The two regions will integrate port, shipping and air logistics resources to build a comprehensive international logistics hub. Efforts will be made to develop cross-border data channels and build a data service hub targeting ASEAN countries. They will further advance institutional opening-up in producer services, align with global high-standard economic and trade rules, and promote rule convergence in finance, intellectual property, ESG and commercial arbitration. Domestically, the two sides will jointly develop duty-free consumption and cross-border e-commerce. Internationally, they will fully leverage RCEP rules and Hainan Free Trade Port policies to build cross-border industrial chains serving ASEAN markets.

Policy Recommendations for Building an Industrial Cooperation Community

First, innovate institutional mechanisms and establish cross-provincial benefit-sharing systems as well as trading mechanisms for energy consumption and carbon emission quotas to break down local institutional barriers.

Second, remove bottlenecks restricting factor flow, and improve policies governing cross-border capital flows, cross-border data transmission, mutual recognition of professional qualifications , and tax incentives to ease the burden on high-caliber talent.

Third, refine rules for industrial coordination, improve industrial access guidelines and criteria for judging processing value added, and build a full-process traceability system to avoid homogeneous competition.

Fourth, strengthen judicial coordination by setting up foreign-related civil and commercial courts, joint arbitration centers and collaborative platforms for intellectual property protection to provide solid legal safeguards.

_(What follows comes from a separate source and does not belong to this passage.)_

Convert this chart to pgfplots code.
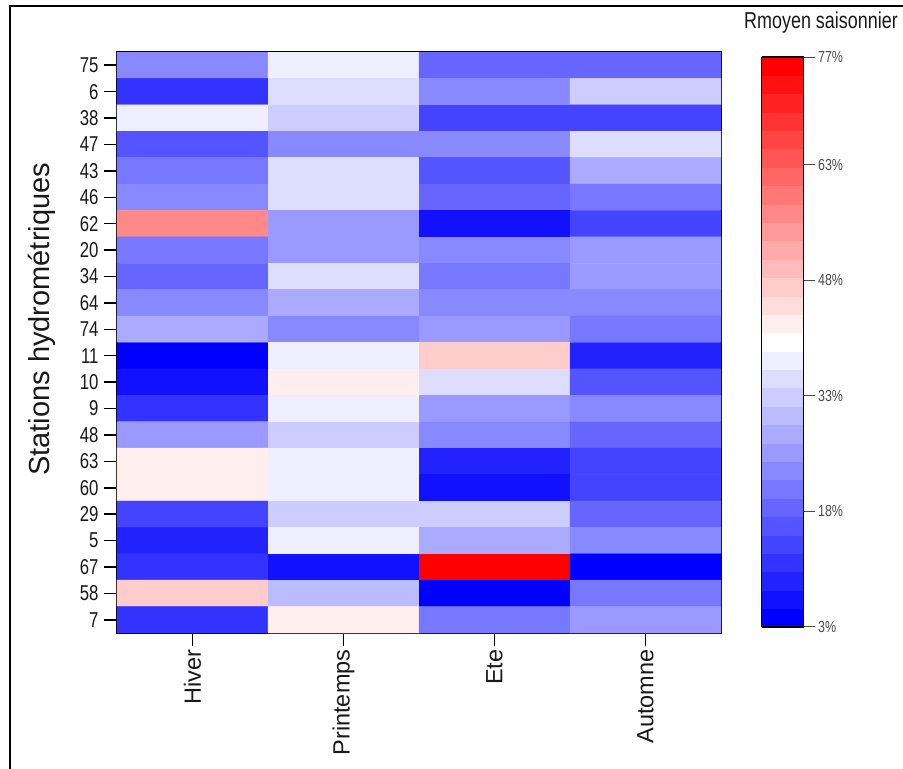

Fifth, explore new investment and financing models for infrastructure development, and encourage capital and technologies from the Greater Bay Area to participate in the construction of new-type and digital infrastructure in Hainan Free Trade Port.

Sixth, upgrade the comprehensive transportation network, advance connectivity across the Qiongzhou Strait and multi-modal transport, and strengthen the functions of international transit and supply chain allocation.

Conclusion

The industrial cooperation between the two regions is far more than a simple physical combination; it delivers coordinated development that achieves synergy greater than the sum of individual parts. Advancing industrial spatial restructuring, improving factor efficiency and promoting institutional opening-up will not only address homogeneous regional competition, but also facilitate the smooth operation of domestic and international dual circulation and enhance the resilience of industrial and supply chains. It will provide strong support for fostering a new development paradigm and exploring a new model of open economy for Chinese modernization.